Finding Region of convergence for complex series

[andrie55]

Homework Statement

I am struggling to answer this question please help

Find the region of convergence for the following complex series and draw the region

Ʃ(i+z)^(2n-1)/2^(2n+1)

The Attempt at a Solution

Here is my hand written working, sorry i could figure out how to use the symbols

http://i43.tinypic.com/10xsnrc.jpg

Thank youI am sorry I just remembered that links to images are not permitted. How do I delete this thread?

 

[Dick]

I think the figure is all right. Now you just want to figure out what region |(z+i)^2/4|<1 corresponds to. Simplify it a little.

 

[andrie55]

I think the figure is all right. Now you just want to figure out what region |(z+i)^2/4|<1 corresponds to. Simplify it a little.

Thats the problem mate. I just don't have a clue on what to do after this stage. I have look a various textbooks and online without success.

 

[micromass]

You want to get it in the form |z-c|&lt;r for some c and r.

Hint:

1) |cz|=c|z| for positive real c
2) |z²|=|z|²

 

[andrie55]

You want to get it in the form |z-c|&lt;r for some c and r.

Hint:

1) |cz|=c|z| for positive real c
2) |z²|=|z|²

To be honest I don't have a clue now as in most cases we have only worked out if the series in convergence or divergent. This is new to me. Are they any textbooks or websites u recommend for learning this stuff?

Anyway thanks for your help guys

 

[Dick]

You may be thinking this is much harder than it actually is. You've already done the hard part. Do you know |z+i|=|z-(-i)|<r is an open disk of radius r around the point z=(-i)?

 

[andrie55]

You may be thinking this is much harder than it actually is. You've already done the hard part. Do you know |z+i|=|z-(-i)|<r is an open disk of radius r around the point z=(-i)?

No I don't know that. So in this case c=-i?

 

[Dick]

No I don't know that. So in this case c=-i?

Sure, |z-c|<r is a disk centered on c. So if c=(-i) then you get |z+i|<r. Now what's r?

 

[andrie55]

Sure, |z-c|<r is a disk centered on c. So if c=(-i) then you get |z+i|<r. Now what's r?

Since its convergence r is equals to 1. Unless i have to multiply by the denominator of 4?

 

[Dick]

Since its convergence r is equals to 1. Unless i have to multiply by the denominator of 4?
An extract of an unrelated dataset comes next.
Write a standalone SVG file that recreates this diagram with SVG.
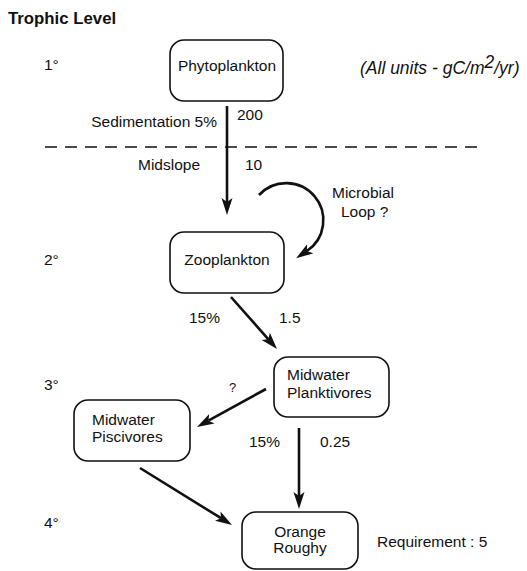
<svg xmlns="http://www.w3.org/2000/svg" width="527" height="571" viewBox="0 0 527 571">
<style>
text{font-family:"Liberation Sans",Arial,sans-serif;font-size:15.5px;fill:#111}
.b{font-weight:bold;font-size:16.8px}
.c{text-anchor:middle}
.i{font-style:italic;font-size:17.5px}
.box{fill:#fff;stroke:#111;stroke-width:1.6}
.ln{fill:none;stroke:#111;stroke-width:2.6}
</style>
<defs>
<marker id="ah" markerUnits="userSpaceOnUse" markerWidth="18" markerHeight="12" refX="4" refY="5.5" orient="auto" viewBox="0 0 18 11">
<path d="M0,0 L17,5.5 L0,11 L4,5.5 z" fill="#111"/>
</marker>
</defs>
<rect width="527" height="571" fill="#fff"/>
<g id="labels">
<text class="b" x="8" y="24">Trophic Level</text>
<text x="44" y="70">1°</text>
<text x="44" y="265">2°</text>
<text x="44" y="390">3°</text>
<text x="44" y="528">4°</text>
<text class="i" x="360" y="74">(All units - gC/m<tspan dy="-6">2</tspan><tspan dy="6">/yr)</tspan></text>
<text x="217" y="127" style="text-anchor:end">Sedimentation 5%</text>
<text x="237" y="120">200</text>
<text x="138" y="170">Midslope</text>
<text x="245" y="170">10</text>
<text x="332" y="198">Microbial</text>
<text x="341" y="217">Loop ?</text>
<text x="189" y="323">15%</text>
<text x="279" y="323">1.5</text>
<text x="229" y="392" style="font-size:13px">?</text>
<text x="249" y="447">15%</text>
<text x="320" y="447">0.25</text>
<text x="377" y="547">Requirement : 5</text>
</g>
<g id="connectors">
<line x1="45" y1="147" x2="485" y2="147" stroke="#111" stroke-width="1.4" stroke-dasharray="12 8"/>
<path class="ln" d="M227,106 L227,202" marker-end="url(#ah)"/>
<path class="ln" d="M259,195 A37.1,37.1 0 1 1 306.9,251" marker-end="url(#ah)"/>
<path class="ln" d="M231,297 L268.4,339.3" marker-end="url(#ah)"/>
<path class="ln" d="M266,389 L208.4,420.7" marker-end="url(#ah)"/>
<path class="ln" d="M299,428 L299,496" marker-end="url(#ah)"/>
<path class="ln" d="M140,468 L221,518.2" marker-end="url(#ah)"/>
</g>
<g id="phytoplankton">
<rect class="box" x="170" y="40" width="113" height="61" rx="14"/>
<text class="c" x="227" y="71">Phytoplankton</text>
</g>
<g id="zooplankton">
<rect class="box" x="170" y="232" width="114" height="61" rx="14"/>
<text class="c" x="227" y="265">Zooplankton</text>
</g>
<g id="planktivores">
<rect class="box" x="274" y="357" width="115" height="60" rx="14"/>
<text x="287" y="380">Midwater</text>
<text x="287" y="398">Planktivores</text>
</g>
<g id="piscivores">
<rect class="box" x="74" y="400" width="116" height="61" rx="14"/>
<text x="92" y="425">Midwater</text>
<text x="92" y="442">Piscivores</text>
</g>
<g id="roughy">
<rect class="box" x="242" y="512" width="116" height="57" rx="14"/>
<text class="c" x="300" y="537">Orange</text>
<text class="c" x="300" y="553">Roughy</text>
</g>
</svg>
Work it out. If |(z+i)^2/4|<1 then |(z-(-i)|<? No, it's not 1.

 

[andrie55]

Work it out. If |(z+i)^2/4|<1 then |(z-(-i)|<? No, it's not 1.

cross multiplication makes it |(z+i)^2|<4
then square root of 4 =2
so |(z-(-i)|< 2

 

[Dick]

cross multiplication makes it |(z+i)^2|<4
then square root of 4 =2
so |(z-(-i)|< 2

Yes. The radius of convergence is 2.

 

[andrie55]

Yes. The radius of convergence is 2.

Oh thank you very much I have learned something very important. So now I just need to plot xy plane with i along the y-axis and numbers (radius) along the x axis. The circle with initiate from point -i with radius of 2. So how will i know that the radius is 2 along the y-axis since its a imaginary axis with no real numbers?

 

[Dick]

Oh thank you very much I have learned something very important. So now I just need to plot xy plane with i along the y-axis and numbers (radius) along the x axis. The circle with initiate from point -i with radius of 2. So how will i know that the radius is 2 along the y-axis since its a imaginary axis with no real numbers?

You are making this sound more complicated than it is. If y is your imaginary axis then the point -i is the point (0,-1). Use that as a center and draw a circle of radius 2 around it.